THE BATTLE OF ALGIERS Movie Review
La Bataille d'Alger
La Battaglia di Algeri
1966 Gillo Pontecorvo
In the mid-1960s, while Truman Capote was creating his “non-fiction novel” In Cold Blood, Italian writer-director Gillo Pontecorvo applied the same techniques to film. The Battle of Algiers has been just as popular with critics and audiences as Capote's work, and, if anything, it has grown more impressive with age. Pontecorvo's cinema verite style has often been copied, but his ability to combine passionate political belief with cold professional style is His subject is three critical years in the Algerian rebellion against French colonial occupation.

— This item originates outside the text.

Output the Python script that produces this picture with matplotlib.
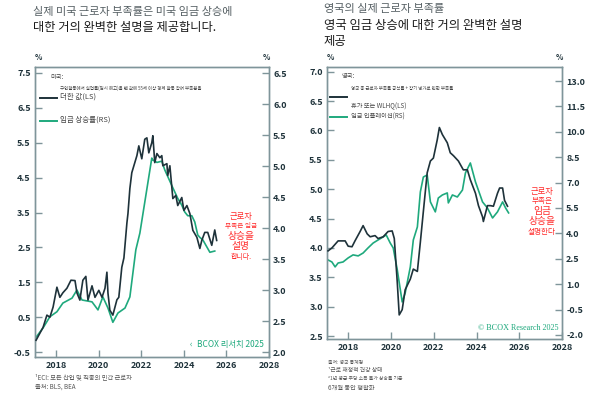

He begins the story in 1957, with a stunning scene. French soldiers have just finished the successful torture of an Arab prisoner. None of the horror is shown; the man's shattered reaction is enough to tell us what has happened, and his captors' solicitous reaction to his confession makes the scene even more unnerving. As the French close in on their real target, Ali La Pointe (Brahim Haggiag), the scene shifts to 1954. Ali's transformation from street hustler to revolutionary leader parallels the growth of the F.L.N. (Front de Liberation Nationale) as a significant opposition force to the French. Through assassination and intimidation, the group spreads its message of Islamic fundamentalism. Eventually, Col. Mathieu (Jean Martin) is brought in to deal with them. That's where the film begins to confound expectations and conventions.
Mathieu, who should be the villain, is an attractive figure—Martin is the only professional actor in the cast—who's simply there to do a job. If anything, he is in agreement with the aims of the F.L.N., but that doesn't change his tactics. And while Pontecorvo is clearly sympathetic to the Arab cause, he takes pains to show the human cost of terrorism. Perhaps the finest sequence follows three Arab women as they alter their appearances and identities, then are given bombs in handbags to plant in public places. At the time the film was made, it was criticized as an instruction manual for terrorists, and was banned in France. Today, the methods that it details are commonplace. Anyone who has followed the news has seen the same scenario played out from Belfast to Beirut. In 1965, it was more exceptional.
Pontecorvo, however, handles the distribution of the bombs with matter-of-fact realism. He and cinematographer Marcello Gatti use hand-held cameras, grainy black-and-white film, and long lenses to give the action a depersonalized quality. The characters deliberately lack identities, too. The audience is not meant to empathize with any of them on an individual basis. Instead, like Eisenstein's sailors in Battleship Potemkin, they're part of history in the making, replaceable figures who either advance or retard inevitable political tides. Despite that emotional detachment, the film is remarkably involving. Pontecorvo knows how to create and sustain suspense, and so he engages the audience on a voyeuristic level, if not an emotional one. You want to know what's going to happen next.
In fact, the film so deftly captured the tumultuous politics of the time that it was nominated for a Best Foreign Language Academy Award in 1966, and two years later, Pontecorvo was nominated as Best Director.
Cast: Yacef Saadi (Kader), Jean Martin (Col. Mathieu), Brahim Haggiag (Ali La Pointe), Tommaso Neri (Captain), Samia Kerbash (One of the girls), Fawzia el Kader (Halima), Michele Kerbash (Fathia), Mohamed Ben Kassen (Petit Omar); Written by: Gillo Pontecorvo, Franco Solinas; Cinematography by: Marcello Gatti; Music by: Gillo Pontecorvo, Ennio Morricone. Producer: Antonio Musu, Yacef Saadi, Casbah Igor Films. Algerian, Italian. Awards: Venice Film Festival '66: Best Film; Nominations: Academy Awards '66: Best Foreign Film; Academy Awards '68: Best Director (Pontecorvo), Best Story & Screenplay. Running Time: 123 minutes. Format: VHS, Beta, LV.